With our family eating healthier and increasing our vegetable intake along with Bubba being on laxative for his seemingly never-ending battle with bowel retention and encopresis, we have been overtaken quite literally by some stanky shit. Not only has shit production increased substantially in our household over the past week, so have the shit descriptions, shit puns, and shit analogies.
Bubba is very concerned about the possibility of slimy poop and is constantly reminding us of the "square waffle poop" he had on Superbowl Sunday.

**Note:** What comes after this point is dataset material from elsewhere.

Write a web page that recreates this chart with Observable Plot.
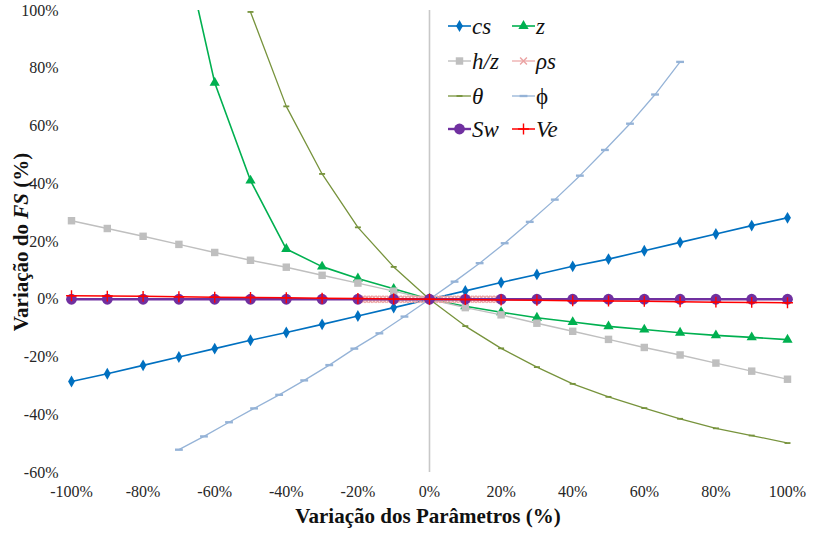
<!DOCTYPE html>
<html>
<head>
<meta charset="utf-8">
<script src="https://cdn.jsdelivr.net/npm/d3@7"></script>
<script src="https://cdn.jsdelivr.net/npm/@observablehq/plot@0.6"></script>
<style>
  html, body { margin: 0; padding: 0; background: #fff; }
  #chart { width: 813px; height: 533px; }
</style>
</head>
<body>
<div id="chart"></div>
<script>
// ---- Data ----
const xTicks = [-100, -80, -60, -40, -20, 0, 20, 40, 60, 80, 100];
const yTicks = [-60, -40, -20, 0, 20, 40, 60, 80, 100];

const x10 = [-100, -90, -80, -70, -60, -50, -40, -30, -20, -10, 0, 10, 20, 30, 40, 50, 60, 70, 80, 90, 100];
const csVals = [-28.5, -25.8, -22.9, -20.0, -17.1, -14.2, -11.5, -8.7, -5.8, -2.9, 0, 2.9, 5.8, 8.6, 11.4, 13.9, 16.8, 19.7, 22.6, 25.5, 28.2];
const hzVals = [27.2, 24.5, 21.8, 19.0, 16.2, 13.5, 11.1, 8.3, 5.6, 2.8, 0, -2.9, -5.4, -8.3, -11.1, -13.9, -16.7, -19.3, -22.1, -24.9, -27.7];
const swVals = [0, 0, 0, 0, 0, 0, 0, 0, 0, 0, 0, 0, 0, 0, 0, 0, 0, 0, 0, 0, 0];
const veVals = [1.2, 1.1, 1.0, 0.85, 0.7, 0.6, 0.5, 0.35, 0.25, 0.1, 0, -0.1, -0.25, -0.35, -0.5, -0.6, -0.7, -0.85, -1.0, -1.1, -1.2];

const zX = [-70, -60, -50, -40, -30, -20, -10, 0, 10, 20, 30, 40, 50, 60, 70, 80, 90, 100];
const zVals = [130, 75.0, 41.1, 17.4, 11.3, 7.2, 3.6, 0, -2.4, -4.5, -6.4, -7.9, -9.4, -10.5, -11.6, -12.5, -13.2, -14.0];

const thetaX = [-50, -40, -30, -20, -10, 0, 10, 20, 30, 40, 50, 60, 70, 80, 90, 100];
const thetaVals = [99.5, 66.8, 43.4, 24.9, 11.2, 0, -9.3, -17.0, -23.5, -29.3, -33.8, -37.7, -41.4, -44.7, -47.2, -49.8];

const phiX = [-70, -63, -56, -49, -42, -35, -28, -21, -14, -7, 0, 7, 14, 21, 28, 35, 42, 49, 56, 63, 70];
const phiVals = [-52.1, -47.5, -42.6, -37.8, -33.1, -28.1, -22.8, -17.1, -11.8, -6.0, 0, 6.1, 12.5, 19.4, 26.8, 34.5, 42.8, 51.7, 60.8, 70.9, 82.2];

const rhoX = [-20, -19, -18, -17, -16, -15, -14, -13, -12, -11, -10, -9, -8, -7, -6, -5, -4, -3, -2, -1, 0, 1, 2, 3, 4, 5, 6, 7, 8, 9, 10, 11, 12, 13, 14, 15, 16, 17, 18, 19, 20];
const rhoVals = [0, 0, 0, 0, 0, 0, 0, 0, 0, 0, 0, 0, 0, 0, 0, 0, 0, 0, 0, 0, 0, 0, 0, 0, 0, 0, 0, 0, 0, 0, 0, 0, 0, 0, 0, 0, 0, 0, 0, 0, 0];

// ---- Styles ----
const dash = { draw(ctx, size) { const w = Math.sqrt(size) * 1.3, h = Math.max(1.2, w * 0.3); ctx.rect(-w / 2, -h / 2, w, h); } };

const series = [
  { key: "cs",    label: "cs",  italic: true,  xs: x10,    ys: csVals,    color: "#0070C0", sw: 1.6, symbol: "diamond",  r: 3.6, fill: true },
  { key: "z",     label: "z",   italic: true,  xs: zX,     ys: zVals,     color: "#00B050", sw: 1.6, symbol: "triangle", r: 3.8, fill: true },
  { key: "hz",    label: "h/z", italic: true,  xs: x10,    ys: hzVals,    color: "#BFBFBF", sw: 1.4, symbol: "square",   r: 4.2, fill: true },
  { key: "rho",   label: "ρs",  italic: true,  xs: rhoX,   ys: rhoVals,   color: "#EBA3A3", sw: 1.2, symbol: "times",    r: 3.2, fill: false },
  { key: "theta", label: "θ",   italic: true,  xs: thetaX, ys: thetaVals, color: "#77933C", sw: 1.3, symbol: dash,       r: 2.6, fill: true },
  { key: "phi",   label: "ϕ",   italic: false, xs: phiX,   ys: phiVals,   color: "#95B3D7", sw: 1.3, symbol: dash,       r: 3.4, fill: true },
  { key: "sw",    label: "Sw",  italic: true,  xs: x10,    ys: swVals,    color: "#7030A0", sw: 2.4, symbol: "circle",   r: 5.4, fill: true },
  { key: "ve",    label: "Ve",  italic: true,  xs: x10,    ys: veVals,    color: "#FF0000", sw: 1.5, symbol: "plus",     r: 3.6, fill: false }
];

const marks = [
  Plot.ruleX([0], { stroke: "#C8C8C8", strokeWidth: 1.6 }),
  Plot.ruleY([0], { stroke: "#C8C8C8", strokeWidth: 1 })
];
for (const s of series) {
  const data = s.xs.map((x, i) => ({ x, y: s.ys[i] }));
  marks.push(Plot.line(data, { x: "x", y: "y", stroke: s.color, strokeWidth: s.sw, clip: true }));
  marks.push(Plot.dot(data.filter(d => d.y <= 100 && d.y >= -60), s.fill
    ? { x: "x", y: "y", symbol: () => s.symbol, r: s.r, fill: s.color, stroke: "none" }
    : { x: "x", y: "y", symbol: () => s.symbol, r: s.r, stroke: s.color, strokeWidth: 1.4, fill: "none" }));
}
marks.push(Plot.axisX({ ticks: xTicks, tickSize: 0, tickPadding: 13, tickFormat: d => d + "%", label: null, fontSize: 16 }));
marks.push(Plot.axisY({ ticks: yTicks, tickSize: 0, tickPadding: 13, tickFormat: d => d + "%", label: null, fontSize: 16 }));

const font = "Liberation Serif";

const chart = Plot.plot({
  width: 813,
  height: 533,
  marginLeft: 71,
  marginRight: 26,
  marginTop: 10,
  marginBottom: 61,
  x: { domain: [-100, 100] },
  y: { domain: [-60, 100] },
  symbol: { type: "identity" },
  style: { fontFamily: font, fontSize: "16px", color: "#262626", background: "#fff" },
  marks
});
document.getElementById("chart").appendChild(chart);

// ---- Titles & legend (added to the same SVG) ----
const svg = d3.select(chart);

svg.append("text")
  .attr("x", 428).attr("y", 523)
  .attr("text-anchor", "middle")
  .style("font-family", font).style("font-weight", "bold").style("font-size", "21px").attr("fill", "#111")
  .text("Variação dos Parâmetros (%)");

const yt = svg.append("text")
  .attr("transform", "translate(28,242) rotate(-90)")
  .attr("text-anchor", "middle")
  .style("font-family", font).style("font-weight", "bold").style("font-size", "21px").attr("fill", "#111");
yt.append("tspan").text("Variação do ");
yt.append("tspan").style("font-style", "italic").text("FS");
yt.append("tspan").text(" (%)");

const legend = svg.append("g");
const colX = [448, 512];
const rowY = [26, 61, 96, 129];
series.forEach((s, i) => {
  const cx = colX[i % 2], cy = rowY[Math.floor(i / 2)];
  const g = legend.append("g").attr("transform", `translate(${cx},${cy})`);
  g.append("line").attr("x1", 0).attr("x2", 23).attr("y1", 0).attr("y2", 0)
    .attr("stroke", s.color).attr("stroke-width", s.sw);
  const sym = typeof s.symbol === "string" ? ({ diamond: d3.symbolDiamond, triangle: d3.symbolTriangle, square: d3.symbolSquare, times: d3.symbolTimes, circle: d3.symbolCircle, plus: d3.symbolPlus })[s.symbol] : s.symbol;
  const p = g.append("path").attr("transform", "translate(11.5,0)")
    .attr("d", d3.symbol(sym, Math.PI * s.r * s.r)());
  if (s.fill) p.attr("fill", s.color); else p.attr("fill", "none").attr("stroke", s.color).attr("stroke-width", 1.4);
  g.append("text").attr("x", 24).attr("y", 0).attr("dy", "0.33em")
    .attr("text-anchor", "start")
    .style("font-family", font).style("font-size", "23px").attr("fill", "#111")
    .style("font-style", s.italic ? "italic" : "normal")
    .text(s.label);
});
</script>
</body>
</html>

Thankfully he flushed the toilet before I was forced to act excited about his artful deposits. And doubly thankfully, daddy cleaned up the 7-year-old poopy-pants nastiness (i.e., threw the underwear in the bathroom sink where they remained for 2 days).
Bubba also asks every time I say "Daddy is in the bathroom" if daddy is in fact making a "snake poop" or a "pine cone poop." I am truthful when I reply "I have no idea and I don't want to know."
Moosie, wanting to be part of the fun has decided to go for the family title of the stankiest bowel movements. He just walks around inconspicuously with a little shuffle as Bubba scrunches his nose and says in his little 'twang,' "Whutz that schmell?" To which Moosie eagerly points to his chest, and with a big smile and wide eyes exclaims "EEEE! EEEE! EEEEE!" until someone acknowledges that he does in fact stink.
I of course am a female, so I don't shit...I eliminate waste.